What do standard implementations do if they send a regular IP packet
(no DF bit set) and receive an ICMP dest unreachable - Fragmentation
reqd message back? Do they fragment this packet and then send it out
again with the MTU reported in the ICMP error message, or is the ICMP
error message silently ignored?

Glen

Iljitsch_van_Beijnum · August 29, 2008, 9:18am

Then the internet breaks.

Valdis_Kletnieks · August 29, 2008, 5:19pm

I understand, but the question is what if they dont?

If it's an alleged router, and it doesn't know how to frag a packet, it's
probably so brain-damaged that it can't send a recognizable 'Frag Needed'
ICMP back either. At that point, all bets are off...

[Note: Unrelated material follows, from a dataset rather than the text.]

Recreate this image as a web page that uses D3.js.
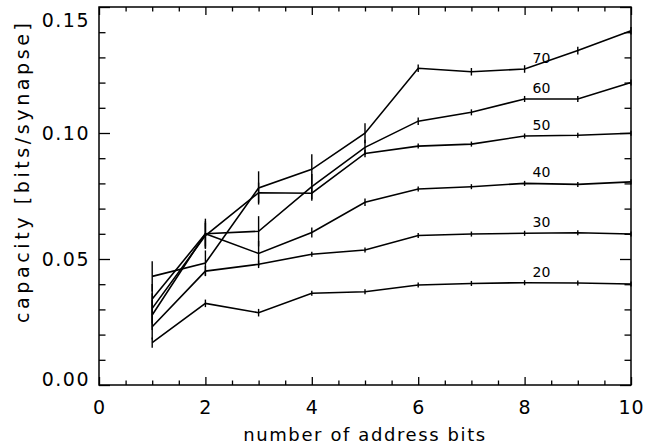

What do standard implementations do if they send a regular IP packet
(no DF bit set) and receive an ICMP dest unreachable - Fragmentation
reqd message back? Do they fragment this packet and then send it out
again with the MTU reported in the ICMP error message, or is the ICMP
error message silently ignored?

A quick perusal of the current Linux 2.6 net/ipv4/icmp.c source says this

        case ICMP_FRAG_NEEDED:
                if (ipv4_config.no_pmtu_disc) {
                        LIMIT_NETDEBUG(KERN_INFO "ICMP: " NIPQUAD_FMT ": "
                                                 "fragmentation needed "
                                                 "and DF set.\n",
                                       NIPQUAD(iph->daddr));
                } else {
                        info = ip_rt_frag_needed(net, iph,
                                                 ntohs(icmph->un.frag.mtu),
                                                 skb->dev);

In other words, if we're configured to do PMTU discovery, we cut back the MTU,
and if PMTUD is disabled, we make a note in the kernel log that something odd
happened and keep going. Note that it's by definition "odd", because if PMTUD
is disabled, we didn't *send* a packet with the DF bit set, so any ICMP error
complaining about a DF bit we didn't set is considered spurious.